Frear was a unanimous choice among the eight ASU students selected in 2012 for the inaugural year of the Fulton Schools of Engineering Dean’s Examplar program.

Students selected for the program have demonstrated exceptional effort to gain experience beyond their coursework through internships, research and student competitions, and taking opportunities to develop leadership, teamwork, mentoring and communications skills.

“Darcy is a great example of a student who takes full advantage of these opportunities, building a record that should make her one of the top students in the U.S. starting graduate school in fall 2013,” says Paul Johnson, dean of the engineering schools.

Kaloush is being recognized for his teaching, student advising and research at ASU, and for his efforts in providing continuing education for professional engineers through the Arizona Pavements and Materials Committee.

He is co-founder and director of the National Center of Excellence on SMART Innovations (SMART stands for Sustainable Materials and Renewal Technologies laboratory), where he mentors students in research and development of sustainable building and pavement materials.

He is faculty adviser for the ASU student chapter of the American Society of Civil Engineers and the competitive student concrete canoe group.

Kaloush has mentored a number of students participating in the Fulton Undergraduate Research Initiative program and directed students in Barrett, The Honors College working on their honors thesis projects.

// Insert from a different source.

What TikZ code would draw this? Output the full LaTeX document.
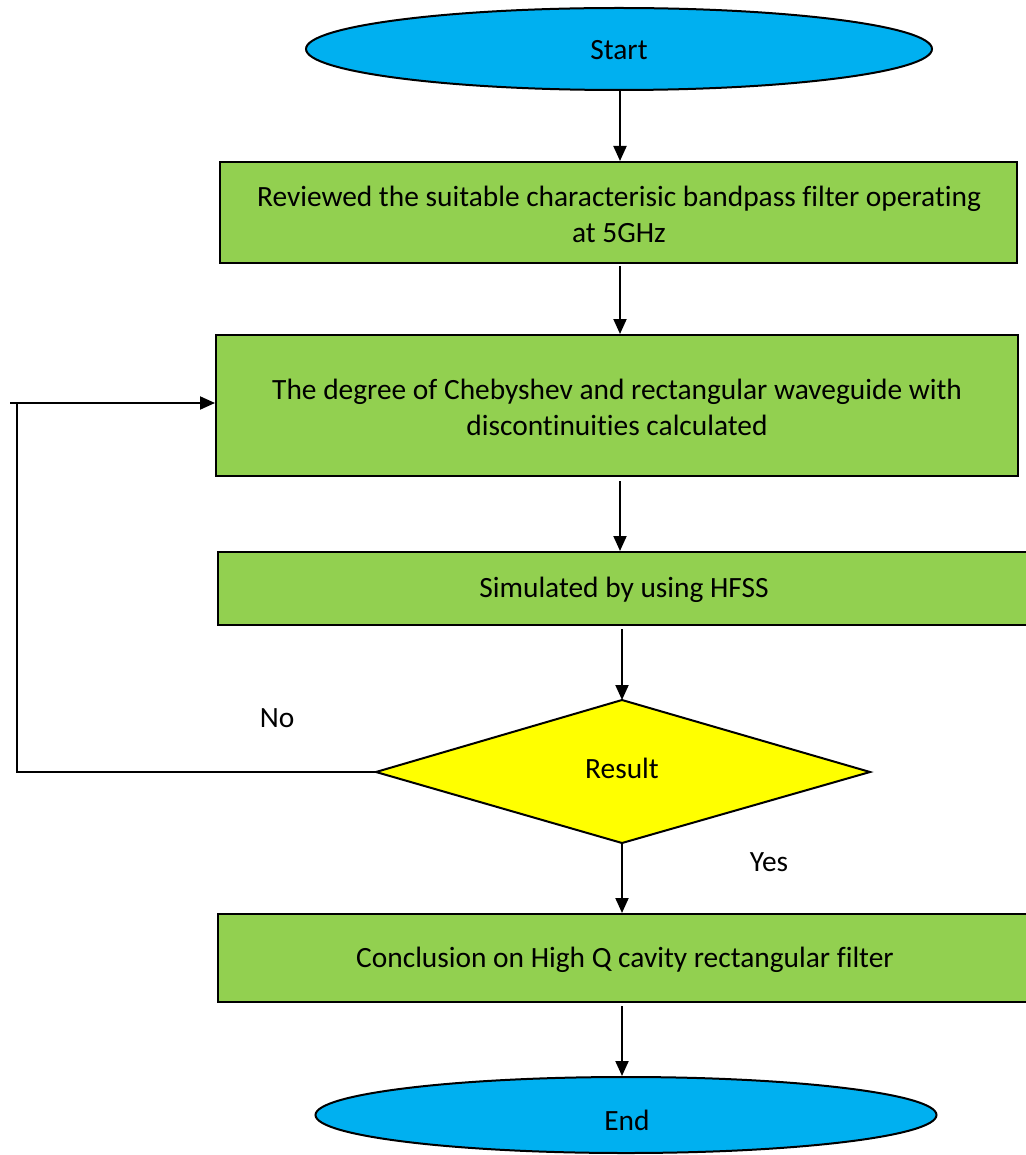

He also has helped students to expand their education and experience by enabling them to attend regional and national professional engineering conferences.

“I know of few people who have made contributions to engineering education over the breadth of areas professor Kaloush has contributed to,” says fellow ASU engineering professor Edward Kavazanjian.

The awards are part of National Engineers Week promoted by a national foundation and a coalition of regional groups that work to advance the engineering profession.

The Greater Phoenix Area 2013 Engineers Week group considers dozens of award nominees from almost 40 local chapters of various professional engineering associations, and roughly an equal number of engineering and construction companies, along with several public agencies and educational institutions.